A new team of Howling Commandos under the command of S.T.A.K.E. were part of the All-New All-Different Marvel led by the rebuilt LMD of Dum Dum Dugan and under the supervision of Warwolf. It consists of:
- Jasper Sitwell (zombie form)
- Vampire by Night
- Man-Thing
- Manphibian
- Orrgo
- Teen Abomination
- Hit-Monkey

==Other versions==
===MAX===
An alternate universe incarnation of the Howling Commandos appears in Fury: Peacemaker. This version is an OSS special operations unit created by Nick Fury. Most of the unit's lineup were killed following D-Day, with only Fury and two unidentified members surviving.

===Ultimate Marvel===
Two incarnations of the Howling Commandos from Earth-1610 appear in the Ultimate Marvel imprint:

- The members of the first Howling Commandos were killed by the Iraqi Republican Guard, with only Nick Fury and Dum Dum Dugan surviving.
- The second incarnation of the Howling Commandos is formed during the Dark Ultimates' attack on Earth and consists of Nick Fury, Monica Chang, Abigail Brand, Punisher, Falcon, Stature, Dum Dum Dugan, Danny Ketch, Abomination, and Hercules.
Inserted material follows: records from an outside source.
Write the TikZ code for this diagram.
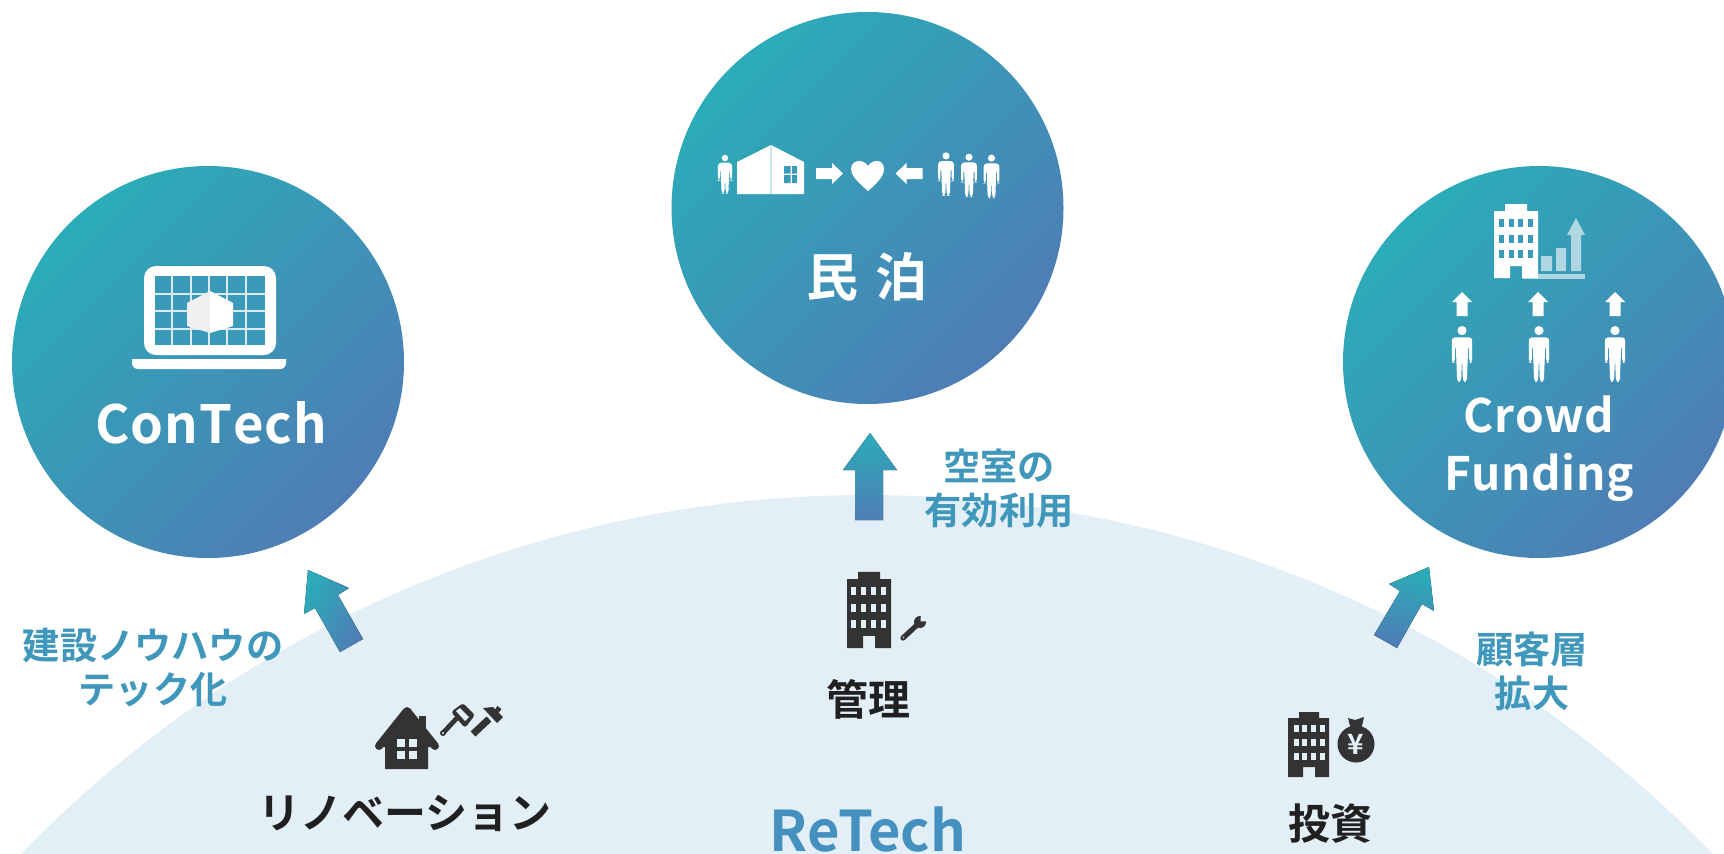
\documentclass[tikz,border=0pt]{standalone}
\usepackage{fontspec}
\setmainfont{Noto Sans CJK JP Bold}
\definecolor{tealA}{RGB}{43,172,184}
\definecolor{blueB}{RGB}{78,125,181}
\definecolor{innerbg}{HTML}{3A9ABA}
\definecolor{pale}{HTML}{E2EFF6}
\definecolor{dark}{HTML}{333333}
\definecolor{labeltxt}{HTML}{202020}
\definecolor{midtxt}{HTML}{3F97BB}
\definecolor{rettxt}{HTML}{4490BF}
\tikzset{
 grad/.style={left color=tealA,right color=blueB,shading angle=#1,draw=none},
 bubble/.style={grad=45,circle,minimum size=196pt,inner sep=0pt},
 white label/.style={text=white,align=center,font=\fontsize{25}{29}\selectfont},
 side label/.style={text=midtxt,align=center,font=\fontsize{18.6}{22}\selectfont},
 dark label/.style={text=labeltxt,font=\fontsize{21}{25}\selectfont},
 person/.pic={
   \fill[white] (0,-17) circle (3.4);
   \fill[white,rounded corners=1.6] (-7.5,-12) -- (7.5,-12) -- (7.5,7) -- (5.4,7) -- (5.2,-6) -- (4.6,-6) -- (3.6,21) -- (0.7,21) -- (0,3) -- (-0.7,21) -- (-3.6,21) -- (-4.6,-6) -- (-5.2,-6) -- (-5.4,7) -- (-7.5,7) -- cycle;
 },
 blockarrow/.pic={
   \fill[white] (0,-10) -- (10,0) -- (5.5,0) -- (5.5,14) -- (-5.5,14) -- (-5.5,0) -- (-10,0) -- cycle;
 },
 sideways/.pic={
   \fill[white] (13.5,0) -- (2.5,-10.5) -- (2.5,-5.5) -- (-13.5,-5.5) -- (-13.5,5.5) -- (2.5,5.5) -- (2.5,10.5) -- cycle;
 },
 tower/.pic={
   \fill[#1] (-22,-30) -- (-11,-30) -- (-11,-37) -- (11,-37) -- (11,-30) -- (22,-30) -- (22,37) -- (6,37) -- (6,25) -- (-6,25) -- (-6,37) -- (-22,37) -- cycle;
 }
}
\begin{document}
\begin{tikzpicture}[x=0.5pt,y=-0.5pt]
\useasboundingbox (0,0) rectangle (1724,853);
\begin{scope}
\clip (0,0) rectangle (1724,853);
\fill[pale] (867,1671) circle (1176);
\node[bubble] (left) at (208,362) {};
\node[bubble] (mid) at (867.5,208) {};
\node[bubble] (right) at (1539,362) {};

% ---- centre icons
\path (725,174) pic[scale=0.94] {person};
\fill[white] (737,162) -- (771,145) -- (804,162) -- (804,194) -- (737,194) -- cycle;
\draw[white!75!innerbg,line width=0.6] (771,145) -- (771,194);
\fill[innerbg] (784,166) rectangle (790.5,173.5) (792,166) rectangle (797,173.5) (784,175) rectangle (790.5,183) (792,175) rectangle (797,183);
\path (829.5,173.5) pic {sideways};
\fill[white] (868,191) .. controls (855,180) and (851,174) .. (851,169) .. controls (851,163) and (856,161) .. (859,161) .. controls (863,161) and (866,163) .. (868,166) .. controls (870,163) and (873,161) .. (877,161) .. controls (880,161) and (884,163) .. (884,169) .. controls (884,174) and (881,180) .. (868,191) -- cycle;
\path (909,173.5) pic[xscale=-1] {sideways};
\path (946,173.7) pic[scale=1.05] {person};
\path (969,175) pic[scale=1.05] {person};
\path (991.5,176) pic[scale=1.05] {person};
\node[white label,font=\fontsize{26}{30}\selectfont] (minpaku) at (867,277) {民\,\,泊};

% ---- left icons
\fill[white,rounded corners=6] (144,266) rectangle (276,355);
\fill[innerbg] (155,276) rectangle (265,345);
\foreach \gx in {172,191,209,227,246}{\draw[white!80!innerbg,line width=1] (\gx,276) -- (\gx,345);}
\foreach \gy in {294,311,329}{\draw[white!80!innerbg,line width=1] (155,\gy) -- (265,\gy);}
\fill[white] (132,359) -- (286,359) -- (286,363) arc (0:90:6) -- (138,369) arc (90:180:6) -- cycle;
\fill[white!94!black] (210,291) -- (187,303) -- (187,326) -- (210,333) -- cycle;
\fill[white] (210,291) -- (233,303) -- (233,326) -- (210,333) -- cycle;
\node[white label,font=\fontsize{26.3}{33}\selectfont] (contech) at (211,423) {C\kern0.5pt o\kern0.5pt n\kern0.5pt T\kern0.5pt e\kern0.5pt c\kern0.5pt h};

% ---- right icons
\path (1516,241) pic {tower=white};
\fill[white,opacity=0.6] (1523,274) rectangle (1585,279);
\fill[white,opacity=0.6] (1541,256) rectangle (1552,271) (1556,248) rectangle (1566,271);
\fill[white,opacity=0.6] (1571,271) -- (1571,235) -- (1567,235) -- (1576,218) -- (1585,235) -- (1581,235) -- (1581,271) -- cycle;
\foreach \ix in {-14.5,-4.5,4.5,14.5}{\foreach \iy in {-18,-2,13}{%
  \fill[innerbg] ({1516+\ix-2.5},{241+\iy-4}) rectangle ({1516+\ix+2.5},{241+\iy+4});}}
\path (1462,302) pic {blockarrow};
\path (1538,302) pic {blockarrow};
\path (1615,302) pic {blockarrow};
\path (1462,353.5) pic[scale=1.35] {person};
\path (1539,353.5) pic[scale=1.35] {person};
\path (1615,353.5) pic[scale=1.35] {person};
\node[white label,font=\fontsize{23}{29}\selectfont] (crowd) at (1539,449) {C\kern0.3pt r\kern0.3pt o\kern0.3pt w\kern0.3pt d\\F\kern0.3pt u\kern0.3pt n\kern0.3pt d\kern0.3pt i\kern0.3pt n\kern0.3pt g};

% ---- arrows
\fill[grad=0] (870,433) -- (897,470) -- (883,470) -- (883,520) -- (855,520) -- (855,470) -- (843,470) -- cycle;
\fill[grad=65] (308,570) -- (349,588) -- (338,595) -- (363,639) -- (340,652) -- (315,608) -- (304,614) -- cycle;
\fill[grad=-15] (1429,567) -- (1434,611) -- (1422,604) -- (1397,648) -- (1374,635) -- (1400,591) -- (1389,584) -- cycle;

% ---- reno icons
\fill[dark] (407,710) -- (436,747) -- (428,747) -- (428,769) -- (385,769) -- (385,747) -- (378,747) -- cycle;
\fill[dark] (419,716) rectangle (426,738);
\draw[dark,line width=4,line cap=round,line join=round] (379,746) -- (407,711) -- (435,746);
\foreach \wx/\wy in {401/743,413/743,401/755,413/755}{\fill[pale] (\wx-4,\wy-4) rectangle (\wx+4,\wy+4);}
% brush
\draw[dark,line width=2.4,line cap=round] (443,733) -- (456,719);
\fill[dark] (443,733) circle (3);
\fill[pale] (443,733) circle (1.1);
\fill[dark,rounded corners=1.5] (451,712) -- (463,703) -- (475,715) -- (465,728) -- cycle;
\fill[pale] (456,711) -- (460,708) -- (469,717) -- (465,721) -- cycle;
% hammer
\draw[dark,line width=3.5] (473,734) -- (489,719);
\fill[dark] (483,708) -- (493,707) -- (503,717) -- (497,723) -- cycle;
\draw[dark,line width=2.5] (496,708) -- (500,711);
\node[dark label] (reno) at (405,813) {リノベーション};

% ---- manage icons
\path (869,610) pic[yscale=1.03] {tower=dark};
\foreach \ix in {-15.5,-5.5,4,14}{\foreach \iy in {-19,-2.5,13.5}{%
  \fill[pale] ({869+\ix-2.5},{610+\iy-4}) rectangle ({869+\ix+2.5},{610+\iy+4});}}
\draw[dark,line width=2.6,line cap=round] (903,638) -- (917,625);
\fill[dark] (920,622) circle (6);
\fill[pale] (920.5,621.5) -- (921,612) -- (930,621) -- cycle;
\fill[pale] (903.5,637.5) circle (0.8);
\node[dark label] (kanri) at (868,699) {管理};

% ---- invest icons
\fill[dark] (1288,718) -- (1299,718) -- (1299,712) -- (1319,712) -- (1319,718) -- (1329,718) -- (1329,777) -- (1315,777) -- (1315,767) -- (1303,767) -- (1303,777) -- (1288,777) -- cycle;
\foreach \ix in {1296,1304.5,1313,1322}{\foreach \iy in {728.5,742.5,756.5}{%
  \fill[pale] ({\ix-2.5},{\iy-3.5}) rectangle ({\ix+2.5},{\iy+3.5});}}
\fill[dark] (1348,718) -- (1355,720) -- (1364,717) -- (1361,730) -- (1351,730) -- cycle;
\fill[dark] (1356,744) circle (18.5);
\node[text=pale,font=\fontsize{14}{14}\selectfont,inner sep=0pt] (yen) at (1356,744) {¥};
\node[dark label] (toushi) at (1330,824) {投資};

% ---- side labels
\node[side label] (kuushitsu) at (999,488) {空室の\\有効利用};
\node[side label] (kensetsu) at (153,668) {建設ノウハウの\\テック化};
\node[side label] (kokyaku) at (1532,671) {顧客層\\拡大};
\node[text=rettxt,font=\fontsize{28}{33}\selectfont,inner sep=0pt,anchor=base] (retech) at (868,851) {ReTech};
\end{scope}
\end{tikzpicture}
\end{document}
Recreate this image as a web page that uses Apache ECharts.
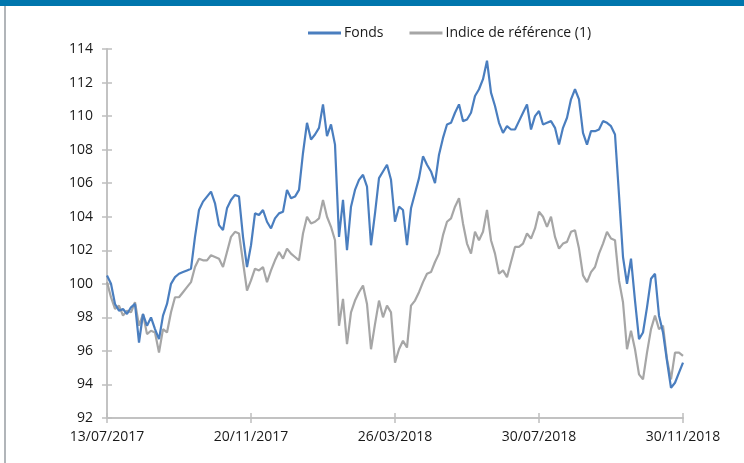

===Mrs. Deadpool and the Howling Commandos===
An alternate universe incarnation of the Howling Commandos appears in the Secret Wars tie-in Mrs. Deadpool and the Howling Commandos, consisting of Frankenstein's Monster, Invisible Man, Man-Thing, Marcus the Centaur, N'Kantu the Living Mummy, and Werewolf by Night.

==In other media==
===Marvel Cinematic Universe===
The WWII Howling Commandos appear in media set in the Marvel Cinematic Universe, consisting of Steve Rogers / Captain America, James Falsworth, Bucky Barnes, Dum Dum Dugan, Gabe Jones, Jim Morita, Jacques Dernier, Samuel Sawyer, Pinky Pinkerton, and Junior Juniper. Following their first appearance in Captain America: The First Avenger, the Howling Commandos appear in Captain America: The Winter Soldier as part of an in-universe Smithsonian exhibit. The group also appears in the Agents of S.H.I.E.L.D. episode "Shadows" and the Agent Carter episode "The Iron Ceiling". Additionally, an alternate timeline incarnation of the Howling Commandos appears in the What If...? episode "What If... Captain Carter Were the First Avenger?".

===Television===
- The WWII incarnation of the Howling Commandos make a cameo appearance in the X-Men: The Animated Series episode "Old Soldiers."
- The WWII incarnation of the Howling Commandos appear in The Avengers: Earth's Mightiest Heroes.
- Nick Fury's Howling Commandos appear in Ultimate Spider-Man. Consisting of Blade, Werewolf by Night / Jack Russell, N'Kantu the Living Mummy, Frankenstein's Monster, Man-Thing, & Max the Invisible Man.
- Nick Fury's Howling Commandos appear in Hulk and the Agents of S.M.A.S.H.. Consisting of Blade, Werewolf by Night / Jack Russell, N'Kantu the Living Mummy, Frankenstein's Monster, & Man-Thing.